But the bachelor-pad arrangements speak, more broadly, to the band's youth. McCauley and housemate Christopher Dale Ryan, who plays bass, are both 23. Guitarist Andrew Grant Tobiassen and drummer Dennis Michael Ryan, Chris's half-brother, are 20. And they act like it.
They drink. Fret over girlfriends' pregnancy scares. And they're more than a little goofy: it's hard to shake the feeling, at a Deer Tick show, that you're watching a giddy high school act playing its biggest venue to date.
And that's what makes the band's music so startling.
Deer Tick's work, if occasionally derivative and oft-marked by youthful obsessions with drink and romantic misery, is remarkable for its fullness and swagger: McCauley's voice is strong and immediate, his lyrics clever and even poetic.
The songs on debut album War Elephant and Flag Day have the scratchy depth of an artist who has lived longer and harder than anyone in Deer Tick.
And the mustachioed, tattooed McCauley pulls it off — most of the time, anyway — with a heavy dose of charisma, a touch of mystery, and a disarming penchant for confident self-mockery.
Standing before a crowd of some 2000 at Boston's House of Blues last week, as the band opened for Jenny Lewis of Rilo Kiley, McCauley declared that Flag Day is "one of the best records ever made.
"Right up there," he said, "with Shaq Diesel by Shaquille O'Neal."
BEGINNINGS
McCauley grew up on Smith Hill, a bit of an outsider.
"I didn't really have a great time in high school," he said. "I was doing a lot more drugs than work. Some 14-year-olds do that."
His father John J. McCauley, Jr., a state representative, remembers an intense kid, always interested in performance, who had his struggles.

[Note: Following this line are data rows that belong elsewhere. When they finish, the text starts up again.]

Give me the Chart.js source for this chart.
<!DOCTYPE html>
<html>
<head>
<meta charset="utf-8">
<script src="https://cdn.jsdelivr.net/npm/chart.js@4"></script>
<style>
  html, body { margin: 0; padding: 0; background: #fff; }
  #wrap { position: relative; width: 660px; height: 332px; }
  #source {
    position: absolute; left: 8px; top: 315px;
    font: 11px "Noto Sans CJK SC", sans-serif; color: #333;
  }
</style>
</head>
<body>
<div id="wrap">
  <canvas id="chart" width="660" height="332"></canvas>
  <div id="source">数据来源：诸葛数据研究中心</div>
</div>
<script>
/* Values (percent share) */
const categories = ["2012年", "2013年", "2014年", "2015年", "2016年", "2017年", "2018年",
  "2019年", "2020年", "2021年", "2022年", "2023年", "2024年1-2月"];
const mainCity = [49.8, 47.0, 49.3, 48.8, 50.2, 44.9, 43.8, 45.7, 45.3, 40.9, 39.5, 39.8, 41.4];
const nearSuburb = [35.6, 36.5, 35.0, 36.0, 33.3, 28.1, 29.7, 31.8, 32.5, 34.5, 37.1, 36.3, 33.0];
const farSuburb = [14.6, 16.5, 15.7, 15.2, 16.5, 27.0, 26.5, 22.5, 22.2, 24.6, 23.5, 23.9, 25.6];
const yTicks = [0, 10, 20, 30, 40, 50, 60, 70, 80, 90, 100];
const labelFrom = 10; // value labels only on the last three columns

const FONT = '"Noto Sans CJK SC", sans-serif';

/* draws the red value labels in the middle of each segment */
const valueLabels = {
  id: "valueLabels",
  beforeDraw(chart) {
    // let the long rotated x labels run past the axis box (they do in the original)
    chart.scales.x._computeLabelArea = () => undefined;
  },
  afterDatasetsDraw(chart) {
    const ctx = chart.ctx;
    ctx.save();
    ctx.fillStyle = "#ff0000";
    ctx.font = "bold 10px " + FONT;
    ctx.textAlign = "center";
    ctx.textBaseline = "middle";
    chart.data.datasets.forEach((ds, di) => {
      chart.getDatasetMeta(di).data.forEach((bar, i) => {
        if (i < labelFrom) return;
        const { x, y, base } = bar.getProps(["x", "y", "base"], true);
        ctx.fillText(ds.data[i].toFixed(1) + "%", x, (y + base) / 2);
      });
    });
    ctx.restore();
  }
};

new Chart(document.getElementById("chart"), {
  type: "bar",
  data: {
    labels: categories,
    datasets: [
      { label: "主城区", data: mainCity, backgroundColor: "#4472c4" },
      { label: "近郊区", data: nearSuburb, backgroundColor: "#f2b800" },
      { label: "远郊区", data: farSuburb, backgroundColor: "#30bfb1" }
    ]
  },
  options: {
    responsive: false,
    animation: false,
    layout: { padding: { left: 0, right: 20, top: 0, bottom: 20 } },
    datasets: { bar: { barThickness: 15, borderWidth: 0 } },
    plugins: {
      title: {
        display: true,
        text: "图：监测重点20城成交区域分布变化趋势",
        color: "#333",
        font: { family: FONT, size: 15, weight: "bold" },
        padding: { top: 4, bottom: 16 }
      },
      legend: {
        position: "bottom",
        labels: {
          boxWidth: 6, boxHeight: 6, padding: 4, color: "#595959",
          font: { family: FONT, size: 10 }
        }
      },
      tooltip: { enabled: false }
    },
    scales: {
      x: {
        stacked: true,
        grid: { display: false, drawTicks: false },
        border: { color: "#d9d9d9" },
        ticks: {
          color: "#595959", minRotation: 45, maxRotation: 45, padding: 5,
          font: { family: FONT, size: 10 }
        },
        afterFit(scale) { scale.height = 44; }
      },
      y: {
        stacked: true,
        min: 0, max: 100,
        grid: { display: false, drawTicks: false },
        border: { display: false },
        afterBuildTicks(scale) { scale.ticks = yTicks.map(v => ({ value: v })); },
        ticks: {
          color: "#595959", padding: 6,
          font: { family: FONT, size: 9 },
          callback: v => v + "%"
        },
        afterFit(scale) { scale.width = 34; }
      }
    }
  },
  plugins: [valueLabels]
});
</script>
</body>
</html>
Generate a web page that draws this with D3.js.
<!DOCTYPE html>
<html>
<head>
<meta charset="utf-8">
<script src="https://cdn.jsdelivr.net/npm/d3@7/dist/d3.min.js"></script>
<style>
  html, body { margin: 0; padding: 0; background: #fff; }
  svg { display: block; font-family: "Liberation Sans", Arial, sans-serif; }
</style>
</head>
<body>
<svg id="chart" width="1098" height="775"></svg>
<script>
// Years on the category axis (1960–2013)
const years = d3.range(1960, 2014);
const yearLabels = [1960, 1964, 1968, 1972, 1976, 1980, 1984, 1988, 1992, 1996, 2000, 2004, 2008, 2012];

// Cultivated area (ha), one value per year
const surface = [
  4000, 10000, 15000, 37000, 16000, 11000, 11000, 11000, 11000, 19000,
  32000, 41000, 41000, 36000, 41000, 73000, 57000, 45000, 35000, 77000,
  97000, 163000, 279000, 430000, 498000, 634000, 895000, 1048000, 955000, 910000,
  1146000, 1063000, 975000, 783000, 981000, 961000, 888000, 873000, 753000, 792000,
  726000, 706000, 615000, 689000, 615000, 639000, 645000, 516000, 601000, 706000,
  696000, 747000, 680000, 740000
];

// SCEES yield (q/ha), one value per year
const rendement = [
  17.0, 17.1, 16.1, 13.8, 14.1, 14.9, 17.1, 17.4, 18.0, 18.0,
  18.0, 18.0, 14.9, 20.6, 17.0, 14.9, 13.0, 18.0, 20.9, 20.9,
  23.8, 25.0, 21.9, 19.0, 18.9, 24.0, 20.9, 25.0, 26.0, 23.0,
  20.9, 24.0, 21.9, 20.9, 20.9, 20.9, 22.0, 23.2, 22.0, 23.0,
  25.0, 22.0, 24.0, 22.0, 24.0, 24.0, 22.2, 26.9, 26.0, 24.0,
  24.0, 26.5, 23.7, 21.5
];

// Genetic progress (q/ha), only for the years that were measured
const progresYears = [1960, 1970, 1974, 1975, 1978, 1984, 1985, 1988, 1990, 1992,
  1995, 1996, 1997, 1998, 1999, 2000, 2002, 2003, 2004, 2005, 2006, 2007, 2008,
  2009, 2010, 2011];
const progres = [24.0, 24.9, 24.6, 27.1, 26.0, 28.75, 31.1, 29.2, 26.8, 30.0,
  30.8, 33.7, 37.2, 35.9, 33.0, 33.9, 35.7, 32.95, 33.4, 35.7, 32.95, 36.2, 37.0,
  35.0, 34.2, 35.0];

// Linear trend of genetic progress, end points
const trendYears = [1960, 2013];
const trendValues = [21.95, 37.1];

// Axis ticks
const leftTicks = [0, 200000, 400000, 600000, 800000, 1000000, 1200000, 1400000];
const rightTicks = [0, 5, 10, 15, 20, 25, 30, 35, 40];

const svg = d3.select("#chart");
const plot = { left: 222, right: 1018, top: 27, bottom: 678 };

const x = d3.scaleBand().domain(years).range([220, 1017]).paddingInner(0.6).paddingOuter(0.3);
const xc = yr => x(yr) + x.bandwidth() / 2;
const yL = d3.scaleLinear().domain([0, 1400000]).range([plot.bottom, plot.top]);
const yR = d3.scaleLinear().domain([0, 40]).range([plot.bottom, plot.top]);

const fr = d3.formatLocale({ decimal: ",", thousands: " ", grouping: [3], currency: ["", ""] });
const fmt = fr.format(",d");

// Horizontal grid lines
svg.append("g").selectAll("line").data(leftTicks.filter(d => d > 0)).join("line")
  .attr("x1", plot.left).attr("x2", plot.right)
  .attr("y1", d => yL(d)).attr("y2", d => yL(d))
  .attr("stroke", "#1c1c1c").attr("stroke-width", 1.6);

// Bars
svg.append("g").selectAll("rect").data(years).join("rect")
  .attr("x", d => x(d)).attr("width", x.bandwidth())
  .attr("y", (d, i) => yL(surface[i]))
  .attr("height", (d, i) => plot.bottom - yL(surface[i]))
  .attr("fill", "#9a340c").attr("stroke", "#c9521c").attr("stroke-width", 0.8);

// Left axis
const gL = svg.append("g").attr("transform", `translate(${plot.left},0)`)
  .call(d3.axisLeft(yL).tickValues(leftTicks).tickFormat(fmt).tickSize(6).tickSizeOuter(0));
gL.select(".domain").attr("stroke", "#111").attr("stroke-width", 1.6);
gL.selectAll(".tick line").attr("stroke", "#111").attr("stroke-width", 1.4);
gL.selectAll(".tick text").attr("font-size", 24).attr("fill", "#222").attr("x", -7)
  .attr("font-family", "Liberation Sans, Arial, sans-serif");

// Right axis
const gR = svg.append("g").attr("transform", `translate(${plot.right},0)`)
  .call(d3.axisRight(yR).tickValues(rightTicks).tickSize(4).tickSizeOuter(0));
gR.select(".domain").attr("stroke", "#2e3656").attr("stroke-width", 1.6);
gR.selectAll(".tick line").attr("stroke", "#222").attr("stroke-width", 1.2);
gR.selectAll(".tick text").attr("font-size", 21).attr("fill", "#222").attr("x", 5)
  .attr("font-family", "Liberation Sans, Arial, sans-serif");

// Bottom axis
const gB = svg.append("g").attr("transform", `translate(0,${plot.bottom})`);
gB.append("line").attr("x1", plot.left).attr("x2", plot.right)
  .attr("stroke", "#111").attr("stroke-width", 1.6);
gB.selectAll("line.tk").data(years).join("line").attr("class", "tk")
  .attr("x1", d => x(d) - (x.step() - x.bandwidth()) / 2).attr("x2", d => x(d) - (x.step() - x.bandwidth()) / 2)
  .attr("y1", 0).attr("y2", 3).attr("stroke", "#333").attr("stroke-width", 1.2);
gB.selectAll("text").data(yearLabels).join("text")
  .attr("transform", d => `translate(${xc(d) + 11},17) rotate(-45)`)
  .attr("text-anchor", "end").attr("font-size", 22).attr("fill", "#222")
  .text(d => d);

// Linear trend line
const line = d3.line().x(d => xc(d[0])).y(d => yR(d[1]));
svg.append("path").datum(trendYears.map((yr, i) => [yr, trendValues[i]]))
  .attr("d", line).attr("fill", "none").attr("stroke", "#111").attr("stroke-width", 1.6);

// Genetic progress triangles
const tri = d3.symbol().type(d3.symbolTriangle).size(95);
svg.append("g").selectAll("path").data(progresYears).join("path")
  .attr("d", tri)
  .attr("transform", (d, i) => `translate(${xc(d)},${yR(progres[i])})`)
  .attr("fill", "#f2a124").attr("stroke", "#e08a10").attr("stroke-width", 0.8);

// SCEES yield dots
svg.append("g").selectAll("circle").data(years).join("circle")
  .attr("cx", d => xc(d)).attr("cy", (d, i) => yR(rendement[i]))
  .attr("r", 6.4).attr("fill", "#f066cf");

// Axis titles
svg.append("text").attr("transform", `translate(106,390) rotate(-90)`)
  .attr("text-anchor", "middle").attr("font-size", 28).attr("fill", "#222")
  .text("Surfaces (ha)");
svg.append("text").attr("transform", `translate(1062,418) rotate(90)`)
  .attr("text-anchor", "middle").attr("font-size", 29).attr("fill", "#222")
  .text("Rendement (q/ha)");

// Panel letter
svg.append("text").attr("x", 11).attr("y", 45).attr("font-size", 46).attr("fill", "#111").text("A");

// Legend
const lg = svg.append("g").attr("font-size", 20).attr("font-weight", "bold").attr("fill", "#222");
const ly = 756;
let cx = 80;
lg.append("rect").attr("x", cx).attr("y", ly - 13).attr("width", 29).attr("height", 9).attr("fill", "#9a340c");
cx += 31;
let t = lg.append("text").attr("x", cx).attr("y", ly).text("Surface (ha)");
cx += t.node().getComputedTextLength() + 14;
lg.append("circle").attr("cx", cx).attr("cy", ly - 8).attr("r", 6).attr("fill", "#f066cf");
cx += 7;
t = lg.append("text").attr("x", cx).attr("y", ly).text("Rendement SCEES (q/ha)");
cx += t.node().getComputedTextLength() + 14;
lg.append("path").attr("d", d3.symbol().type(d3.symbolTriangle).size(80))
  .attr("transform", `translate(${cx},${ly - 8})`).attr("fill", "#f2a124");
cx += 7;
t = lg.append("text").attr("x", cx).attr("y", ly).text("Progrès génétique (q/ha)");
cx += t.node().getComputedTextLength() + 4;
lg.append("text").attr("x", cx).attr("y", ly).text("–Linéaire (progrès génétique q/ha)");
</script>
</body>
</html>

But through it all, he said, there was a certain clarity. "I think he has a keen eye for what's real in the world," McCauley, Jr. said. "He's able to put it in words that few people can."
If the band's emotional roots go back to that Smith Hill childhood, McCauley traces Deer Tick's musical origins to a revelatory encounter with Hank Williams Sr.'s "Hey Good Lookin.'"
"I, of course, knew the song," he said, in a recent interview at Julian's Providence restaurant on Broadway, "but never really paid attention to it — how simple and catchy and good it was."
So McCauley, then 18 and living with friends, bought Williams's double-disc Gold, corralled a bottle of Felipe II brandy and, in the words of the band's unofficial biography, "locked himself up in his cold and drafty bedroom listening to ol' Hank until the bottle was dry."
Soon, he was recording what would become the foundation for War Elephant on a boombox. And a few months later, he set off on a rickety tour with a friend, Brendan Massei, playing small clubs across the country as he sold homemade CDs on the Internet and on consignment at record stores.
In the summer of 2005, McCauley and Massei were hiking through a state park in Bloomington, Indiana, a touch inebriated, when McCauley found a deer tick on his skull — and a name for the band he was determined to form.